Let's tackle some common questions about Starbucks and its status as a PLC:
Q: What's the SBUX stock symbol?
A: The stock symbol for Starbucks is SBUX. So, if you're looking to buy shares, that's what you'll need to search for on your brokerage platform.
Q: Does Starbucks have to answer to shareholders for everything it does?
A: Yes and no. While Starbucks' board of directors has a fiduciary duty to act in the best interests of shareholders, there's some leeway. They can make decisions that may not maximize short-term profits if they believe it will benefit the company in the long run. For instance, initiatives on fair trade sourcing or carbon neutrality may initially impact the bottom line, but can benefit Starbucks as a brand in the long term.
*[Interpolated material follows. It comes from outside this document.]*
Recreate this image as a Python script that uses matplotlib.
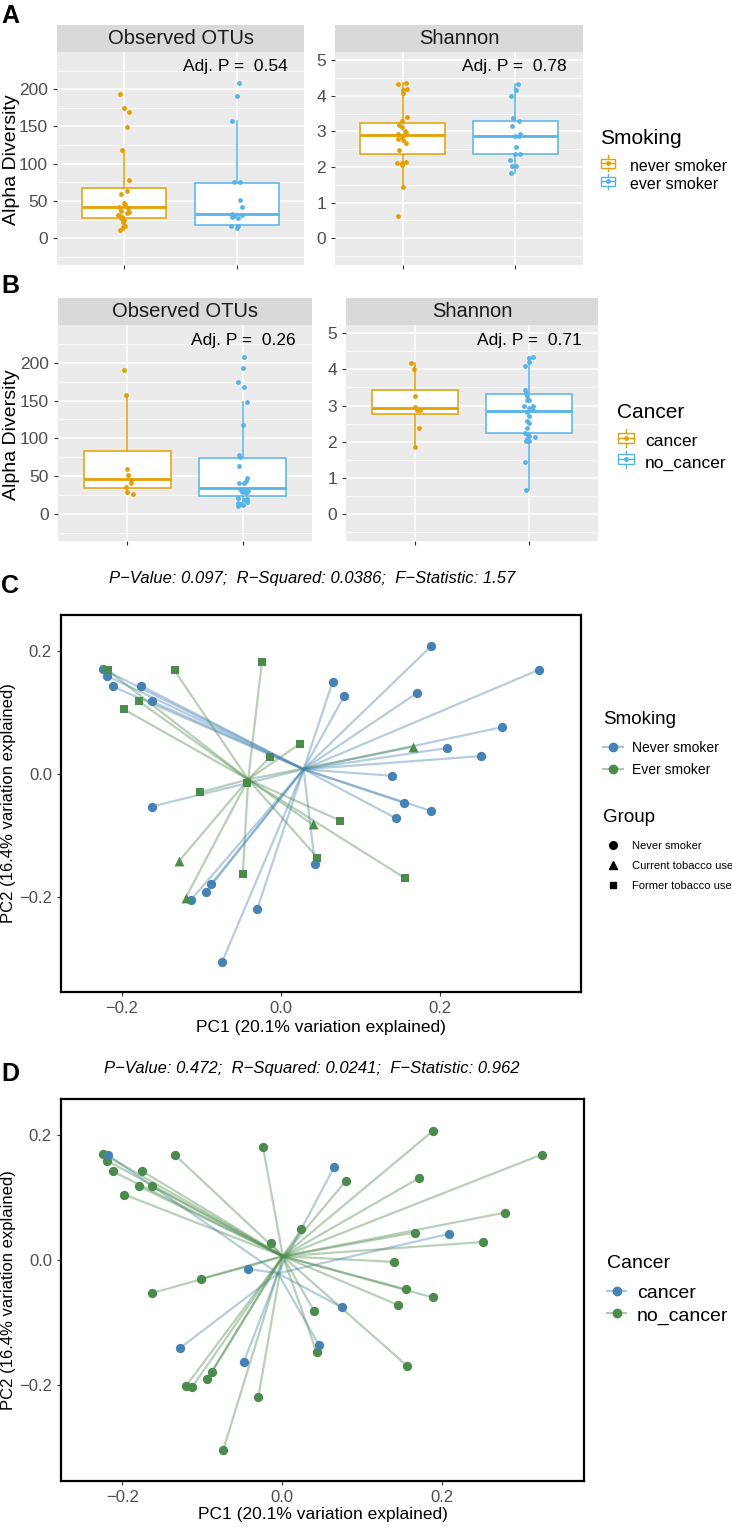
import numpy as np
import matplotlib
matplotlib.use('Agg')
import matplotlib.pyplot as plt
from matplotlib.lines import Line2D
from matplotlib.patches import Rectangle
from matplotlib.legend_handler import HandlerBase
from matplotlib.collections import LineCollection
from matplotlib.colors import to_rgba

plt.rcParams['font.family'] = ['Liberation Sans', 'DejaVu Sans']

# ---------------- alpha diversity data (A: smoking, B: cancer) ----------------
smoke_groups = ['never smoker', 'ever smoker']
cancer_groups = ['cancer', 'no_cancer']

# box stats: q1, median, q3, lower whisker, upper whisker
otu_box_smoke = [[27, 41.6, 67, 11, 117.7], [18, 32.7, 74.7, 14, 157]]
sha_box_smoke = [[2.38, 2.91, 3.25, 1.45, 4.35], [2.38, 2.88, 3.30, 1.84, 4.32]]
otu_box_cancer = [[33.6, 46.4, 83, 26.5, 157], [23.4, 33.6, 73.3, 11, 148]]
sha_box_cancer = [[2.77, 2.92, 3.44, 1.85, 4.17], [2.23, 2.86, 3.32, 0.65, 4.35]]

# jittered points (value, horizontal jitter in category units)
otu_never = [193, 175, 169, 149, 118, 78, 64, 60, 47, 44, 42, 40, 37, 35, 34, 31, 30, 29, 27, 25, 22, 16, 15, 11]
otu_never_jit = [-0.04, 0, 0.04, 0.02, -0.02, 0.04, 0.02, -0.03, 0, 0.01, -0.05, 0.03, -0.03, 0.04, 0.02, -0.06, -0.04, -0.02, -0.03, 0, -0.01, 0.01, -0.01, -0.04]
otu_ever = [208, 191.5, 158, 75, 75, 51, 42, 33, 31, 30, 28, 27, 16, 14, 16.5]
otu_ever_jit = [0.02, 0, -0.04, -0.02, 0.03, 0.03, 0.05, -0.04, 0.05, -0.02, -0.04, 0.01, -0.05, 0, 0.01]
sha_never = [4.32, 4.35, 4.16, 4.18, 4.08, 3.41, 3.30, 3.18, 3.13, 3.0, 2.96, 2.94, 2.91, 2.85, 2.78, 2.76, 2.68, 2.48, 2.12, 2.10, 2.13, 2.06, 1.45, 0.63]
sha_never_jit = [-0.04, 0.03, 0, 0.04, 0, 0.04, -0.01, -0.03, -0.01, 0.02, 0.03, -0.04, 0.01, -0.01, -0.04, 0, 0.03, -0.03, -0.05, -0.01, 0.03, -0.01, 0, -0.04]
sha_ever = [4.32, 4.16, 4.00, 3.37, 3.30, 3.15, 2.94, 2.88, 2.87, 2.57, 2.38, 2.36, 2.21, 2.04, 2.04, 1.84]
sha_ever_jit = [0.02, 0.01, -0.04, -0.02, 0.03, -0.03, 0.04, 0, 0.03, 0.01, 0.04, 0, -0.05, -0.03, 0.01, -0.04]

otu_cancer = [191, 157, 58.7, 51.2, 45, 41, 35.8, 28.7, 26.5]
otu_cancer_jit = [-0.03, -0.01, 0, 0.01, 0.03, 0.03, -0.01, 0, 0.05]
otu_nocancer = [207.5, 192.5, 174.8, 168, 148, 117, 77.7, 75.5, 63, 46.8, 43, 41, 41, 32.2, 31.3, 30, 28.7, 27, 21, 19, 17.7, 15.9, 14.6, 12.4, 11, 11.5]
otu_nocancer_jit = [0.01, 0, -0.04, 0.01, 0.04, 0, -0.03, -0.02, -0.03, 0.04, 0.03, -0.03, 0.01, -0.02, 0.02, 0.05, -0.01, 0.03, -0.04, 0.04, 0.01, 0.04, -0.04, -0.02, -0.04, 0]
sha_cancer = [4.17, 4.01, 3.26, 2.95, 2.89, 2.89, 2.38, 1.85]
sha_cancer_jit = [-0.03, -0.01, 0, 0, 0.02, 0.05, 0.04, 0]
sha_nocancer = [4.35, 4.31, 4.20, 4.09, 3.43, 3.35, 3.27, 3.15, 3.14, 2.98, 2.98, 2.92, 2.89, 2.81, 2.72, 2.58, 2.51, 2.37, 2.23, 2.20, 2.17, 2.14, 2.08, 2.01, 2.01, 1.45, 0.65]
sha_nocancer_jit = [0.03, 0, 0, -0.04, -0.04, -0.03, -0.02, 0, -0.02, -0.05, 0.03, 0, 0.03, -0.02, 0, -0.02, 0, -0.02, -0.04, -0.02, 0, 0.05, -0.02, -0.03, 0, -0.04, -0.03]

adjp_smoke = [0.54, 0.78]
adjp_cancer = [0.26, 0.71]

# ---------------- PCA data (C, D) ----------------
pc1 = [-0.224, -0.219, -0.212, -0.176, -0.163, -0.163, -0.088, -0.094, -0.113, -0.030, -0.074, 0.043,
       0.065, 0.080, 0.189, 0.325, 0.171, 0.279, 0.209, 0.252, 0.140, 0.155, 0.189, 0.145,
       -0.218, -0.179, -0.198, -0.134, -0.024, -0.014, 0.024, -0.043, -0.102, -0.048, 0.075, 0.046, 0.156,
       -0.128, -0.120, 0.040, 0.166]
pc2 = [0.170, 0.159, 0.142, 0.143, 0.118, -0.053, -0.179, -0.191, -0.204, -0.220, -0.305, -0.147,
       0.149, 0.127, 0.207, 0.169, 0.131, 0.076, 0.042, 0.029, -0.003, -0.047, -0.060, -0.072,
       0.168, 0.118, 0.105, 0.168, 0.181, 0.027, 0.049, -0.014, -0.030, -0.163, -0.076, -0.136, -0.169,
       -0.141, -0.201, -0.082, 0.044]
smoking = ['never'] * 24 + ['ever'] * 17
tobacco = ['never'] * 24 + ['former'] * 13 + ['current'] * 4
cancer = ['no'] * 41
for i in [12, 18, 24, 31, 33, 34, 35, 37]:
    cancer[i] = 'yes'

stats_c = ('0.097', '0.0386', '1.57')
stats_d = ('0.472', '0.0241', '0.962')

# ---------------- figure ----------------
W, H = 732, 1527
fig = plt.figure(figsize=(W / 100, H / 100), dpi=100)


def rect(l, t, r, b):
    return [l / W, 1 - b / H, (r - l) / W, (b - t) / H]


ORANGE, SKY = '#E69F00', '#56B4E9'
BLUE, GREEN = '#4682B4', '#4B8B4B'


def box_panel(l, r, t, b, title, boxes, vals, jits, pval, ylim, yticks):
    strip = fig.add_axes(rect(l, t - 27, r, t))
    strip.set_facecolor('#D9D9D9')
    strip.set_xticks([]); strip.set_yticks([])
    for s in strip.spines.values():
        s.set_visible(False)
    strip.text(0.5, 0.5, title, ha='center', va='center', fontsize=14.5, color='#1A1A1A')

    ax = fig.add_axes(rect(l, t, r, b))
    ax.set_facecolor('#EBEBEB')
    for s in ax.spines.values():
        s.set_visible(False)

    st = [dict(q1=q1, med=m, q3=q3, whislo=lo, whishi=hi, fliers=[]) for q1, m, q3, lo, hi in boxes]
    art = ax.bxp(st, positions=[1, 2], widths=0.75, showfliers=False, showcaps=False,
                 patch_artist=True, manage_ticks=False)
    for i, c in enumerate([ORANGE, SKY]):
        art['boxes'][i].set(facecolor='white', edgecolor=c, lw=1.1, zorder=2)
        art['medians'][i].set(color=c, lw=2, zorder=2.5)
        for w in art['whiskers'][2 * i:2 * i + 2]:
            w.set(color=c, lw=1.1, zorder=1.5)
        ax.scatter(i + 1 + np.array(jits[i]), vals[i], s=12, color=c, lw=0, zorder=3)

    ax.set_xlim(0.4, 2.6)
    ax.set_ylim(*ylim)
    step = yticks[1] - yticks[0]
    ax.set_yticks(yticks)
    ax.set_yticks(np.arange(yticks[0] - step / 2, ylim[1], step), minor=True)
    ax.set_xticks([1, 2])
    ax.set_xticklabels(['', ''])
    ax.grid(which='major', color='white', lw=1.1)
    ax.grid(which='minor', axis='y', color='white', lw=0.55)
    ax.set_axisbelow(True)
    ax.tick_params(which='major', color='#333333', labelcolor='#4D4D4D', labelsize=12.5, length=3, width=0.8)
    ax.tick_params(which='minor', length=0)
    ax.text(0.935, 0.93, 'Adj. P =  %.2f' % pval, transform=ax.transAxes, ha='right', va='center',
            fontsize=12.5, color='black')
    return ax


class BoxKey(HandlerBase):
    def create_artists(self, legend, orig, xd, yd, w, h, fontsize, trans):
        c = orig.get_edgecolor()
        x0, x1 = xd + w * 0.08, xd + w * 0.92
        box = Rectangle((x0, yd + h * 0.15), x1 - x0, h * 0.7, facecolor='white', edgecolor=c, lw=1,
                        transform=trans)
        med = Line2D([x0, x1], [yd + h / 2] * 2, color=c, lw=1, transform=trans)
        wl = Line2D([xd + w / 2] * 2, [yd - h * 0.1, yd + h * 0.15], color=c, lw=1, transform=trans)
        wu = Line2D([xd + w / 2] * 2, [yd + h * 0.85, yd + h * 1.1], color=c, lw=1, transform=trans)
        pt = Line2D([xd + w / 2], [yd + h / 2], marker='o', ms=2.5, color=c, transform=trans)
        return [box, med, wl, wu, pt]


def legend_at(handles, labels, title, x, ty, cy, tsize, lsize, hlen, hpad, lspace, hmap=None):
    fig.text(x / W, 1 - ty / H, title, ha='left', va='center', fontsize=tsize)
    fig.legend(handles, labels, loc='center left', bbox_to_anchor=(x / W, 1 - cy / H),
               frameon=False, borderpad=0, borderaxespad=0, handlelength=hlen, handleheight=0.9,
               handletextpad=hpad, labelspacing=lspace, fontsize=lsize, handler_map=hmap)


def box_legend(title, labels, x, ty, cy, tsize, lsize, hpad, lspace):
    handles = [Rectangle((0, 0), 1, 1, edgecolor=c) for c in [ORANGE, SKY]]
    legend_at(handles, labels, title, x, ty, cy, tsize, lsize, 1.05, hpad, lspace, {Rectangle: BoxKey()})


# panel A
box_panel(57, 304, 52, 265, 'Observed OTUs', otu_box_smoke, [otu_never, otu_ever],
          [otu_never_jit, otu_ever_jit], adjp_smoke[0], (-36, 250), [0, 50, 100, 150, 200])
box_panel(335, 583, 52, 265, 'Shannon', sha_box_smoke, [sha_never, sha_ever],
          [sha_never_jit, sha_ever_jit], adjp_smoke[1], (-0.75, 5.23), [0, 1, 2, 3, 4, 5])
box_legend('Smoking', smoke_groups, 600, 138, 175.5, 15, 11.5, 0.8, 0.2)
fig.text(12 / W, 1 - 160 / H, 'Alpha Diversity', rotation=90, ha='center', va='center', fontsize=14)
fig.text(1 / W, 1 - 16 / H, 'A', ha='left', va='center', fontsize=18, fontweight='bold')

# panel B
box_panel(58, 312, 325, 541, 'Observed OTUs', otu_box_cancer, [otu_cancer, otu_nocancer],
          [otu_cancer_jit, otu_nocancer_jit], adjp_cancer[0], (-36, 250), [0, 50, 100, 150, 200])
box_panel(346, 598, 325, 541, 'Shannon', sha_box_cancer, [sha_cancer, sha_nocancer],
          [sha_cancer_jit, sha_nocancer_jit], adjp_cancer[1], (-0.75, 5.23), [0, 1, 2, 3, 4, 5])
box_legend('Cancer', cancer_groups, 617, 413, 452, 15, 12.5, 0.55, 0.3)
fig.text(12 / W, 1 - 435 / H, 'Alpha Diversity', rotation=90, ha='center', va='center', fontsize=14)
fig.text(1 / W, 1 - 286 / H, 'B', ha='left', va='center', fontsize=18, fontweight='bold')

# ---------------- PCA panels ----------------
x1 = np.array(pc1)
x2 = np.array(pc2)


def pca_axes(l, t, r, b, stats, title_y, xlab_y):
    ax = fig.add_axes(rect(l, t, r, b))
    ax.set_xlim(-0.277, 0.378)
    ax.set_ylim(-0.354, 0.258)
    ax.set_xticks([-0.2, 0.0, 0.2])
    ax.set_yticks([-0.2, 0.0, 0.2])
    ax.set_xticklabels(['\u22120.2', '0.0', '0.2'])
    ax.set_yticklabels(['\u22120.2', '0.0', '0.2'])
    for s in ax.spines.values():
        s.set_linewidth(1.6)
    ax.tick_params(color='#333333', labelcolor='#4D4D4D', labelsize=12, length=3, width=0.8)
    ax.set_xlabel('PC1 (20.1% variation explained)', fontsize=12.5)
    ax.set_ylabel('PC2 (16.4% variation explained)', fontsize=12)
    # label anchors: top edge of x label, right edge of rotated y label
    ax.xaxis.set_label_coords(0.5, (b - (xlab_y - 8)) / (b - t))
    ax.yaxis.set_label_coords((16.5 - l) / (r - l), 0.5)
    fig.text(312 / W, 1 - title_y / H,
             'P\u2212Value: %s;  R\u2212Squared: %s;  F\u2212Statistic: %s' % stats,
             ha='center', va='center', fontsize=12, style='italic')
    return ax


def spider(ax, mask, color):
    cx, cy = x1[mask].mean(), x2[mask].mean()
    segs = [[(cx, cy), (a, b)] for a, b in zip(x1[mask], x2[mask])]
    ax.add_collection(LineCollection(segs, colors=[to_rgba(color, 0.4)], lw=1.6, zorder=1))


# panel C
axc = pca_axes(61, 615, 581, 992, stats_c, 578, 1028)
sm = np.array(smoking)
tb = np.array(tobacco)
spider(axc, sm == 'never', BLUE)
spider(axc, sm == 'ever', GREEN)
for grp, mk, sz in [('never', 'o', 45), ('current', '^', 50), ('former', 's', 38)]:
    for s_name, col in [('never', BLUE), ('ever', GREEN)]:
        m = (tb == grp) & (sm == s_name)
        if m.any():
            axc.scatter(x1[m], x2[m], marker=mk, s=sz, color=col, lw=0, zorder=3)
fig.text(1 / W, 1 - 586 / H, 'C', ha='left', va='center', fontsize=18, fontweight='bold')

h_smk = [Line2D([0], [0], color=to_rgba(c, 0.45), lw=1.5, marker='o', ms=6, mfc=c, mec=c) for c in [BLUE, GREEN]]
legend_at(h_smk, ['Never smoker', 'Ever smoker'], 'Smoking', 603, 720, 759, 13.5, 10, 1.45, 0.65, 0.55)
h_grp = [Line2D([0], [0], ls='none', marker=mk, ms=ms, color='black') for mk, ms in [('o', 5.5), ('^', 6), ('s', 5)]]
legend_at(h_grp, ['Never smoker', 'Current tobacco use', 'Former tobacco use'], 'Group',
          603, 817, 866, 13.5, 8, 1.8, 0.8, 0.88)

# panel D
axd = pca_axes(61, 1099, 584, 1481, stats_d, 1068, 1515)
ca = np.array(cancer)
spider(axd, ca == 'yes', BLUE)
spider(axd, ca == 'no', GREEN)
axd.scatter(x1[ca == 'no'], x2[ca == 'no'], s=45, color=GREEN, lw=0, zorder=3)
axd.scatter(x1[ca == 'yes'], x2[ca == 'yes'], s=45, color=BLUE, lw=0, zorder=3)
fig.text(1 / W, 1 - 1074 / H, 'D', ha='left', va='center', fontsize=18, fontweight='bold')

h_can = [Line2D([0], [0], color=to_rgba(c, 0.45), lw=1.5, marker='o', ms=6, mfc=c, mec=c) for c in [BLUE, GREEN]]
legend_at(h_can, cancer_groups, 'Cancer', 607, 1263, 1304, 14, 14, 1.0, 0.55, 0.2)

fig.savefig('out.png', dpi=100)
It's about balancing immediate return and sustainability.
Q: Can I visit a Starbucks factory (or, you know, roasting plant)?
A: Starbucks does occasionally offer tours of its roasting plants or Reserve Roasteries. It's best to check their website or contact customer service to see if any tours are available in your area. Its a great way to see how the beans go from raw to your favorite beverage!
Q: Is Howard Schultz still involved with Starbucks?
A: Howard Schultz has stepped down as CEO multiple times. As of 2023, Laxman Narasimhan is the CEO. He might remain involved in some capacity, but not in a daily operational role.